The economics aren't necessarily forever. Industry observers, including Frequent Miler, have noted Rove's payouts are aggressive enough that long-term sustainability is fair to question. Take advantage of the rates while they hold, but don't park your wealth in Rove Miles. Earn, transfer, redeem.
Award availability via transfer is partner-dependent. Rove transfers 1:1, but the partners control availability. Virgin Atlantic ANA business class is a sweet spot precisely because it's hard to find. If you transfer 100,000 Rove Miles to Virgin and the seats aren't there for your dates, you're stuck. Check availability before transferring.
Resort fees and breakfast inclusions can be inconsistent.
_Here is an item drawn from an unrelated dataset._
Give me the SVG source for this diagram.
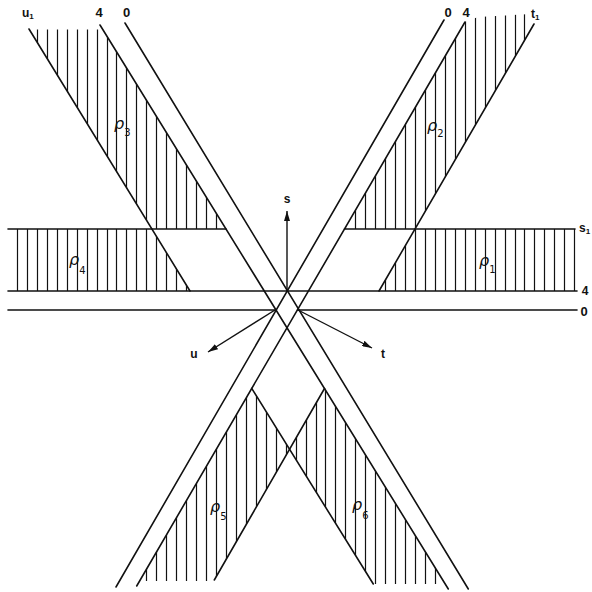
<svg xmlns="http://www.w3.org/2000/svg" width="592" height="592" viewBox="0 0 592 592">
<style>
.ln{stroke:#111;stroke-width:1.6;fill:none;stroke-linecap:round}
.h{stroke:#111;stroke-width:1.2;fill:none}
.ar{stroke:#111;stroke-width:1.4;fill:none}
.lab{font-family:"Liberation Sans",Arial,sans-serif;font-weight:bold;font-size:13px;fill:#111}
.sm{font-size:12px}
.sb{font-size:8px}
.rho{font-family:"DejaVu Sans",sans-serif;font-size:16px;font-style:italic;fill:#111}
.rs{font-size:10px;font-style:normal}
</style>
<defs>
<marker id="ah" viewBox="0 0 10 6" refX="10" refY="3" markerWidth="10" markerHeight="6" orient="auto" markerUnits="userSpaceOnUse"><path d="M0,0L10,3L0,6Z" fill="#111"/></marker>
<path id="hatch" d="M17.5 0V592M27.5 0V592M37.5 0V592M47.5 0V592M57.5 0V592M67.5 0V592M77.5 0V592M87.5 0V592M97.5 0V592M107.5 0V592M116.5 0V592M126.5 0V592M136.5 0V592M146.5 0V592M156.5 0V592M166.5 0V592M176.5 0V592M186.5 0V592M196.5 0V592M206.5 0V592M216.5 0V592M226.5 0V592M236.5 0V592M246.5 0V592M256.5 0V592M266.5 0V592M276.5 0V592M286.5 0V592M296.5 0V592M306.5 0V592M316.5 0V592M325.5 0V592M335.5 0V592M345.5 0V592M355.5 0V592M365.5 0V592M375.5 0V592M385.5 0V592M395.5 0V592M405.5 0V592M415.5 0V592M425.5 0V592M435.5 0V592M445.5 0V592M455.5 0V592M465.5 0V592M475.5 0V592M485.5 0V592M495.5 0V592M505.5 0V592M515.5 0V592M524.5 0V592M534.5 0V592M544.5 0V592M554.5 0V592M564.5 0V592M574.5 0V592"/>
<clipPath id="c1"><polygon points="415,229 576,229 576,291 379,291"/></clipPath>
<clipPath id="c2"><polygon points="465,22 478,17 531,14 531,29.2 415,229 344.5,229"/></clipPath>
<clipPath id="c3"><polygon points="29,29.5 102.8,29.5 226,229 151.9,229"/></clipPath>
<clipPath id="c4"><polygon points="8,229 151.9,229 190,291 8,291"/></clipPath>
<clipPath id="c5"><polygon points="251.7,388.4 289.5,449.2 213.7,581 139.6,581"/></clipPath>
<clipPath id="c6"><polygon points="324.5,388.5 289.5,449.2 373.3,584 445.2,584"/></clipPath>
</defs>

<g id="hatching" class="h">
<use href="#hatch" clip-path="url(#c1)"/>
<use href="#hatch" clip-path="url(#c2)"/>
<use href="#hatch" clip-path="url(#c3)"/>
<use href="#hatch" clip-path="url(#c4)"/>
<use href="#hatch" clip-path="url(#c5)"/>
<use href="#hatch" clip-path="url(#c6)"/>
</g>

<g id="lines" class="ln">
<line id="s1-left" x1="8" y1="229" x2="226" y2="229"/>
<line id="s1-right" x1="344.5" y1="229" x2="575" y2="229"/>
<line id="s4" x1="8" y1="291" x2="577" y2="291"/>
<line id="s0-left" x1="8" y1="310" x2="276" y2="310"/>
<line id="s0-right" x1="297.5" y1="310" x2="577" y2="310"/>
<line id="u1" x1="29" y1="29" x2="190" y2="291"/>
<line id="u4" x1="100" y1="25" x2="448.3" y2="589"/>
<line id="u0" x1="125" y1="23" x2="468.3" y2="589"/>
<line id="t1" x1="534" y1="24" x2="379" y2="291"/>
<line id="t4" x1="465" y1="22" x2="136.7" y2="586"/>
<line id="t0" x1="444" y1="20" x2="116" y2="587"/>
<line id="u2" x1="251.7" y1="388.4" x2="373.3" y2="584"/>
<line id="t2" x1="324.5" y1="388.5" x2="214.3" y2="580"/>
</g>

<g id="arrows" class="ar">
<line x1="287" y1="291" x2="287" y2="211" marker-end="url(#ah)"/>
<line x1="275" y1="310" x2="208" y2="352" marker-end="url(#ah)"/>
<line x1="298" y1="310" x2="372" y2="348" marker-end="url(#ah)"/>
</g>

<g id="labels" class="lab">
<text x="22" y="17" class="sm">u<tspan class="sb" dy="2">1</tspan></text>
<text x="99" y="17" text-anchor="middle">4</text>
<text x="126.5" y="17" text-anchor="middle">0</text>
<text x="448" y="17" text-anchor="middle">0</text>
<text x="466" y="17" text-anchor="middle">4</text>
<text x="531" y="18" class="sm">t<tspan class="sb" dy="2">1</tspan></text>
<text x="579" y="232" class="sm">s<tspan class="sb" dy="2">1</tspan></text>
<text x="585" y="295" text-anchor="middle" class="sm">4</text>
<text x="584" y="316" text-anchor="middle">0</text>
<text x="287" y="203" text-anchor="middle" class="sm">s</text>
<text x="194" y="358" text-anchor="middle" class="sm">u</text>
<text x="383" y="358" text-anchor="middle" class="sm">t</text>
</g>

<g id="regions" class="rho">
<text id="rho3" x="114" y="129">ρ<tspan class="rs" dy="7">3</tspan></text>
<text id="rho2" x="427" y="131">ρ<tspan class="rs" dy="6">2</tspan></text>
<text id="rho4" x="69" y="265">ρ<tspan class="rs" dy="9">4</tspan></text>
<text id="rho1" x="479" y="266">ρ<tspan class="rs" dy="7">1</tspan></text>
<text id="rho5" x="210" y="512">ρ<tspan class="rs" dy="8">5</tspan></text>
<text id="rho6" x="352" y="510">ρ<tspan class="rs" dy="9">6</tspan></text>
</g>
</svg>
A few user reports have flagged loyalty-eligible bookings showing different fee structures or breakfast benefits than the same property booked direct. Confirm with the property before assuming all benefits transfer cleanly.
The Bottom Line
The Rove Miles triple-dip is a real, repeatable strategy as of April 2026. Three currencies stack on a single hotel booking (Rove Miles, hotel program points and elite credit, and credit card category bonus) for a combined effective return of roughly 12-15% on cash stays. The trade is prepayment. The win is real if you have hotel status and a co-brand card.
If I'm planning a $500-plus stay, my workflow is: pull up the chain's direct rate and Rove's loyalty-eligible rate side by side, do the math, and book Rove if the gap is under 5%. Ten minutes of comparison, an extra 7-10% on the back end. The economics may not last forever, so the time to use this is now.
For travelers chasing elite status who don't want to leave Rove Miles on the table, this is the cleanest setup the hobby has seen in a while.